About This Blog

This blog was originally started as a thread on the forum pages of an animal rescue site. Now it's here!

The articles you find in here are purely for entertainment (yours and mine) and (with one or two exceptions) are all tongue-in-cheek chronicles of the World (my bit, anyway) as I see it.
No disrespect is intended towards anyone unless I make a mistake and make it too obvious.

I hope you enjoy my offerings. Feedback and comments of any kind are welcome.


Tuesday, 2 July 2013

The Good Old Days

In my day, otherwise referred to as the "Good Old Days", things were different.

And I was pretty sure, at one time, that they were also better.

Not true!

Apparently ... and I only have the ramblings of some really, really old folks to go on ... things were just as difficult before and during 'my day' as they are now.

Jobs and money still had to be found, mortgages still had to be paid and children still had to be raised.

So why do I remember things as being so damned good?

I have a pretty good wossname ... remembering thingy ... memory ... which begs the question is my memory playing tricks on me?

I pondered this.

And I pondered!

Eventually I came to the conclusion that my wossname thingy ... memory ... is not defective or playing tricks on me.

"The Good Old Days" really did happen!

There were good times.

And they all occurred before I was 17 years old, during my school years.

You see, when you have no responsibilities and don't have to earn a living, things are grand with a capital G!
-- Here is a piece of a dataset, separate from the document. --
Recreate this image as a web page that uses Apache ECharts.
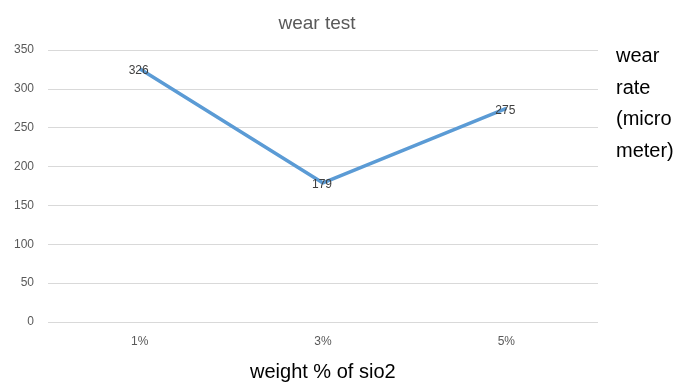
<!DOCTYPE html>
<html>
<head>
<meta charset="utf-8">
<script src="https://cdn.jsdelivr.net/npm/echarts@6/dist/echarts.min.js"></script>
<style>
  html, body { margin: 0; padding: 0; background: #fff; }
  #chart { width: 692px; height: 383px; }
</style>
</head>
<body>
<div id="chart"></div>
<script>
const categories = ['1%', '3%', '5%']
const wearValues = [326, 179, 275]
const yTicks = [0, 50, 100, 150, 200, 250, 300, 350]

const narrow = '"Liberation Sans Narrow", "Liberation Sans", Arial, sans-serif'
const chart = echarts.init(document.getElementById('chart'))
chart.setOption({
  animation: false,
  title: {
    text: 'wear test',
    left: 312,
    top: 9,
    textAlign: 'center',
    textStyle: { fontFamily: narrow, fontSize: 19, fontWeight: 'normal', color: '#595959' }
  },
  grid: { left: 48, right: 94, top: 50, bottom: 61 },
  xAxis: {
    type: 'category',
    data: categories,
    boundaryGap: true,
    axisLine: { show: false },
    axisTick: { show: false },
    axisLabel: { fontFamily: narrow, fontSize: 12, color: '#595959', margin: 14 }
  },
  yAxis: {
    type: 'value',
    min: yTicks[0],
    max: yTicks[yTicks.length - 1],
    interval: 50,
    axisLine: { show: false },
    axisTick: { show: false },
    splitLine: { lineStyle: { color: '#d9d9d9', width: 1 } },
    axisLabel: { fontFamily: narrow, fontSize: 12, color: '#595959', margin: 14 }
  },
  series: [{
    type: 'line',
    data: wearValues,
    symbol: 'circle',
    symbolSize: 2,
    showSymbol: true,
    itemStyle: { color: 'rgba(0,0,0,0)' },
    lineStyle: { color: '#5b9bd5', width: 3.5 },
    label: {
      show: true,
      position: 'inside',
      offset: [-1, 2],
      fontFamily: narrow,
      fontSize: 12,
      color: '#404040'
    }
  }],
  graphic: [
    {
      type: 'text',
      left: 616,
      top: 41,
      style: {
        text: 'wear\nrate\n(micro\nmeter)',
        font: '20px "Liberation Sans", Arial, sans-serif',
        lineHeight: 31.5,
        fill: '#000'
      }
    },
    {
      type: 'text',
      left: 250,
      top: 362,
      style: {
        text: 'weight % of sio2',
        font: '20px "Liberation Sans", Arial, sans-serif',
        fill: '#000'
      }
    }
  ]
})
</script>
</body>
</html>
When earning a crust becomes your priority, your mind set changes. Your focal point changes from fun and enjoyment (which was interrupted only be the tedium of school) to one of survival.

That's when you become an adult.

That is when the sweat of honest toil washes away the child within.

Although many a good time is still to be had, the newly acquired adult mind clings desperately to joyful and irresponsible recollections of youth. It's these memories that people such as myself thrive on in later life, sometimes rubbing them in the faces of the youth of today, in the mistaken believe that they would enjoy themselves far better if only they would take heed and learn from an older persons experiences.

Maybe that ... and I'm only guessing here ... is why the reason why all the local youngsters point at me in the street then run screaming in the opposite direction.

Kids today, eh?






2 comments:

  1. Hari OM
    Yes it's a perennial gripe. Am not sure it is entirely confined to school-hood though... I recall my '30s' very fondly indeed. In pondering THAT I am inclined to say it has something to do with finding life and one's philosophy about it running together and not in juxtaposition - which meant that even the onerous moments involving responsibility ran smoothly.

    That, plus I wasn't yet sufficiently aged to feel the "them and me" in reference to the kids of today!!

    I find pointing back at them has a disconcerting effect resulting in useful conversation. Worth a try?